- _Short problem_
Select and reproduce each line of the listing below that bears the string "this".

- _Data entries_
- - - - -

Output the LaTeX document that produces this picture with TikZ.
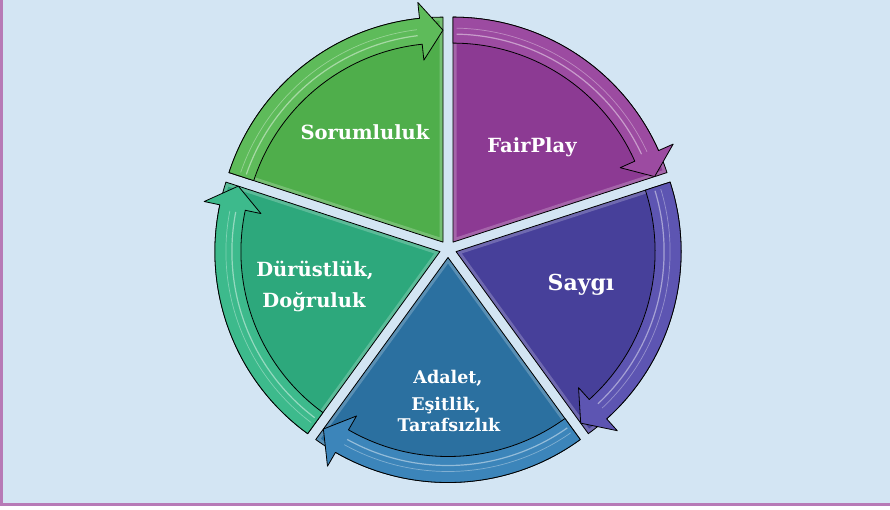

- - - - -

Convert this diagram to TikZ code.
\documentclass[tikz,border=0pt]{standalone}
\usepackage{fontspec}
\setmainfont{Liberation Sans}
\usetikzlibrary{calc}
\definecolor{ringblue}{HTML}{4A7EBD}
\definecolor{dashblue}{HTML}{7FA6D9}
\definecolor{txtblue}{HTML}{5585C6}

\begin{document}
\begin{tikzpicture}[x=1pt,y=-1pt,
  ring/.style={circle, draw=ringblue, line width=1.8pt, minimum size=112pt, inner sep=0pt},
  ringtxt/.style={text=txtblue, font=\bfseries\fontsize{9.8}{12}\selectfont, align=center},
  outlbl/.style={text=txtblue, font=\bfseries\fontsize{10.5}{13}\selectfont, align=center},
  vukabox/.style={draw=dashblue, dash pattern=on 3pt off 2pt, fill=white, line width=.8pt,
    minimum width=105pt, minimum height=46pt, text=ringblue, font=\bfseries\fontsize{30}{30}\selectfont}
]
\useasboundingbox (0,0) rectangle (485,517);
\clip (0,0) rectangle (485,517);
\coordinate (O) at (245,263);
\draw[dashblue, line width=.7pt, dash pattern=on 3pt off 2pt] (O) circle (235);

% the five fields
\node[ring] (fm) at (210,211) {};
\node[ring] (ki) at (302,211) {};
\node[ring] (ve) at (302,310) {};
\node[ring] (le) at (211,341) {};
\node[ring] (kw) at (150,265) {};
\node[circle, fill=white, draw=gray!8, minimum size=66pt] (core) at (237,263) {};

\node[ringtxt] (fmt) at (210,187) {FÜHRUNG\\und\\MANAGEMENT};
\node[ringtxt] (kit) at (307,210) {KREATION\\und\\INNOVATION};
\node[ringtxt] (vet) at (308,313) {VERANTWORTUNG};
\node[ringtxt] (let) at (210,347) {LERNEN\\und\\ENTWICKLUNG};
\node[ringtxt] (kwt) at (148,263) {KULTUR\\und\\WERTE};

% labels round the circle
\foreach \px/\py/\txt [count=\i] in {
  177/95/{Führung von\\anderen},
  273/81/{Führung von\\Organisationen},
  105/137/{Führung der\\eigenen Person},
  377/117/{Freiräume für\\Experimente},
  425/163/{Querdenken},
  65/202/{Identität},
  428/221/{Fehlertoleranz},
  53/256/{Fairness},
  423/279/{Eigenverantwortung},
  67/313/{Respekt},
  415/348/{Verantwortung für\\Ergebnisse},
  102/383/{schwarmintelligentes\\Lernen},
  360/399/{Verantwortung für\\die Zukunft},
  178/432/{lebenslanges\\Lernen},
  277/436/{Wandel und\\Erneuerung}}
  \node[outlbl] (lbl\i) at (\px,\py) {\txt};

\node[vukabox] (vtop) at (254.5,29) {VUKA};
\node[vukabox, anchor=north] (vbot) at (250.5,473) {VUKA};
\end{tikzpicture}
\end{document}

- - - - -

- _Answer_
Output the LaTeX document that produces this picture with TikZ.
Convert this diagram to TikZ code.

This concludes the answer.